Hill earned degrees in electrical and software engineering and computer science from the University at Buffalo before moving to the Washington metropolitan area to work as a software engineer for Westinghouse Electric Corporation. To make extra money, he responded to a newspaper ad for football officials and spent the next fourteen years officiating high school football games as a side job. He made $13 per game as a youth football referee.

==Officiating career==
Hill's first college football officiating experience came in 2004 in the Mid-Eastern Athletic Conference. He was an official in Conference USA, where he worked at the referee position. In 2007, Hill worked four games in the now-defunct NFL Europe league as a line judge.

Hill was hired by the NFL in 2010 and made his first appearance during a September 12, 2010, game between the Washington Redskins and Dallas Cowboys at FedExField as a line judge. He was promoted to referee with the start of the 2019 NFL season following the retirements of Pete Morelli and Walt Coleman. He worked as a line judge, side judge, and field judge before being promoted to referee, the seventh African-American to receive this honor.

===Controversies===
On January 3, 2021, Hill called a roughing-the-passer penalty against Detroit Lions safety Tracy Walker after he sacked Kirk Cousins of the Minnesota Vikings on a 4th and goal play. The sack, which would have given the Lions the ball, appeared to be routine as the Lions players started to celebrate before realizing the penalty flag was against them.

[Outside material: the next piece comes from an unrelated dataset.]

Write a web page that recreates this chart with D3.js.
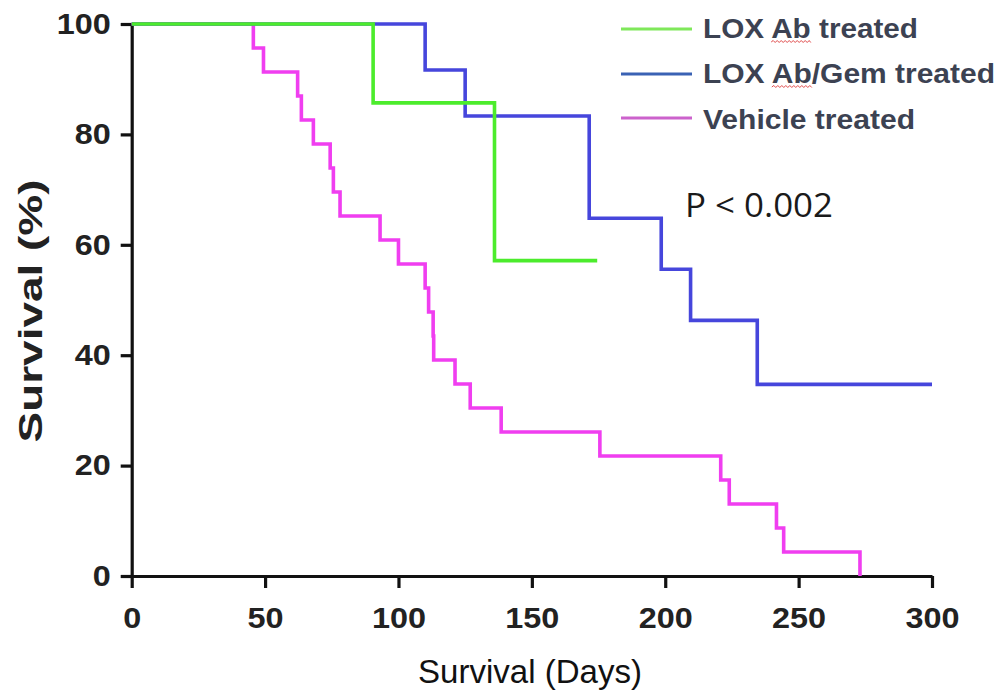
<!DOCTYPE html>
<html>
<head>
<meta charset="utf-8">
<script src="https://cdn.jsdelivr.net/npm/d3@7"></script>
<style>
  html, body { margin: 0; padding: 0; background: #ffffff; }
  svg { display: block; }
</style>
</head>
<body>
<svg id="chart" width="1002" height="693"></svg>
<script>
// ---------- data ----------
const xTicks = [0, 50, 100, 150, 200, 250, 300];
const yTicks = [0, 20, 40, 60, 80, 100];

const seriesNames = ["LOX Ab treated", "LOX Ab/Gem treated", "Vehicle treated"];

// LOX Ab treated (n = 7)
const loxDays = [0, 90.5, 136, 174.5];
const loxSurv = [100, 85.71, 57.14, 57.14];

// LOX Ab/Gem treated (n = 12, with censoring)
const gemDays = [0, 110, 125, 171.5, 198.5, 209.5, 234.5, 300];
const gemSurv = [100, 91.67, 83.33, 64.81, 55.56, 46.30, 34.72, 34.72];

// Vehicle treated (n = 23)
const vehDays = [0, 45.6, 49.4, 62.2, 63.6, 68.1, 74.4, 75.6, 78.1, 93.1, 100, 110, 111.3, 113, 113.2, 121.2, 126.9, 138.5, 175.5, 220.8, 224, 241.7, 244.4, 273];
const vehSurv = [100, 95.65, 91.30, 86.96, 82.61, 78.26, 73.91, 69.57, 65.22, 60.87, 56.52, 52.17, 47.83, 43.48, 39.13, 34.78, 30.43, 26.09, 21.74, 17.39, 13.04, 8.70, 4.35, 0];

const pText = "P < 0.002";
const xTitle = "Survival (Days)";
const yTitle = "Survival (%)";

// ---------- layout ----------
const svg = d3.select("#chart");
svg.append("rect").attr("width", 1002).attr("height", 693).attr("fill", "#fff");

const x = d3.scaleLinear().domain([0, 300]).range([131.7, 932]);
const y = d3.scaleLinear().domain([0, 100]).range([576, 24]);

const curveColors = ["#4cec2c", "#4646dc", "#f03ef0"];
const legendColors = ["#7fe85a", "#3a62b4", "#cc62cc"];

const toPts = (d, s) => d.map((v, i) => [v, s[i]]);
const line = d3.line().x(d => x(d[0])).y(d => y(d[1])).curve(d3.curveStepAfter);

// ---------- axes ----------
const yAxis = svg.append("g")
  .attr("transform", `translate(${x(0)},0)`)
  .call(d3.axisLeft(y).tickValues(yTicks).tickSize(11).tickSizeOuter(0).tickPadding(10));
const xAxis = svg.append("g")
  .attr("transform", `translate(0,${y(0)})`)
  .call(d3.axisBottom(x).tickValues(xTicks).tickSize(12).tickSizeOuter(0).tickPadding(19));

[yAxis, xAxis].forEach(g => {
  g.select(".domain").attr("stroke", "#111").attr("stroke-width", 3.2);
  g.selectAll(".tick line").attr("stroke", "#111").attr("stroke-width", 3.2);
  g.selectAll(".tick text")
    .attr("fill", "#222")
    .style("font-family", "'Liberation Sans', Arial, sans-serif")
    .style("font-weight", "bold")
    .style("font-size", "29px")
    .attr("textLength", d => String(d).length * 18)
    .attr("lengthAdjust", "spacingAndGlyphs");
});

// ---------- curves ----------
const series = [
  toPts(vehDays, vehSurv),
  toPts(gemDays, gemSurv),
  toPts(loxDays, loxSurv)
];
const seriesColor = [curveColors[2], curveColors[1], curveColors[0]];
series.forEach((pts, i) => {
  svg.append("path")
    .attr("d", line(pts))
    .attr("fill", "none")
    .attr("stroke", seriesColor[i])
    .attr("stroke-width", 3.6)
    .attr("stroke-linejoin", "miter")
    .attr("stroke-linecap", "butt");
});

// ---------- legend ----------
const legY = [29, 74, 118];
const legBase = [38, 83, 129];
const legLen = [215, 292, 212];
seriesNames.forEach((name, i) => {
  svg.append("line")
    .attr("x1", 621).attr("x2", 692)
    .attr("y1", legY[i]).attr("y2", legY[i])
    .attr("stroke", legendColors[i]).attr("stroke-width", 3.2);
  const t = svg.append("text")
    .attr("x", 703).attr("y", legBase[i])
    .attr("fill", "#3c4252")
    .style("font-family", "'Liberation Sans', Arial, sans-serif")
    .style("font-weight", "bold")
    .style("font-size", "27px")
    .attr("textLength", legLen[i])
    .attr("lengthAdjust", "spacingAndGlyphs")
    .text(name);
  // spell-check style wavy underline under "Ab"
  const idx = name.indexOf("Ab");
  if (idx >= 0) {
    const node = t.node();
    const x0 = node.getStartPositionOfChar(idx).x;
    const x1 = node.getEndPositionOfChar(idx + 1).x;
    const yy = legBase[i] + 4;
    let d = `M${x0},${yy}`;
    for (let k = x0, up = true; k < x1; k += 2, up = !up) {
      d += `L${Math.min(k + 2, x1)},${up ? yy - 1.5 : yy + 0.5}`;
    }
    svg.append("path").attr("d", d).attr("fill", "none")
      .attr("stroke", "#e04a4a").attr("stroke-width", 1);
  }
});

// ---------- annotation ----------
svg.append("text")
  .attr("x", 685).attr("y", 217)
  .attr("fill", "#1a1a1a")
  .style("font-family", "'Open Sans', 'Noto Sans', sans-serif")
  .style("font-size", "32px")
  .attr("textLength", 148)
  .attr("lengthAdjust", "spacingAndGlyphs")
  .text(pText);

// ---------- axis titles ----------
svg.append("text")
  .attr("x", 530).attr("y", 683)
  .attr("text-anchor", "middle")
  .attr("fill", "#111")
  .style("font-family", "'Liberation Sans', Arial, sans-serif")
  .style("font-size", "33px")
  .attr("textLength", 224)
  .attr("lengthAdjust", "spacingAndGlyphs")
  .text(xTitle);

svg.append("text")
  .attr("transform", "translate(42,311) rotate(-90)")
  .attr("text-anchor", "middle")
  .attr("fill", "#222")
  .style("font-family", "'Liberation Sans', Arial, sans-serif")
  .style("font-weight", "bold")
  .style("font-size", "33px")
  .attr("textLength", 263)
  .attr("lengthAdjust", "spacingAndGlyphs")
  .text(yTitle);
</script>
</body>
</html>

The call was highly criticized.

==Engineering career==
After earning his bachelor's degree from Buffalo, Hill earned a Master of Science from Johns Hopkins University.

In the 1990s, Hill worked as a NASA contractor at Goddard Space Flight Center for what became Raytheon Technologies. In 2000, he was hired as an aerospace software engineer at the Johns Hopkins Applied Physics Laboratory Space Exploration Sector. He was the flight software lead on MESSENGER and had important roles on the New Horizons mission and the Parker Solar Probe. He has served as the flight software lead for the Precision Tracking Space System, has led the development of fault protection systems for the Radiation Belt Storm Probes and has led flight software development for the Hubble Space Telescope. While working for Raytheon, he was a developer for the Submillimeter Wave Astronomy Satellite programs.

In 2006, he was named Engineer of the Year by the Baltimore chapter of the American Institute of Aeronautics and Astronautics.

He was the lead author of Command and Data Handling Flight Software test framework: A Radiation Belt Storm Probes practice, a paper presented at the 2013 IEEE Aerospace Conference.

==Personal life==
As of June 2020, Hill resided in Bowie, Maryland with his wife, VaLerie. He is the brother of Seattle radio host, Steve "The Thrill" Hill of the KISW 99.9 radio show The Mens Room.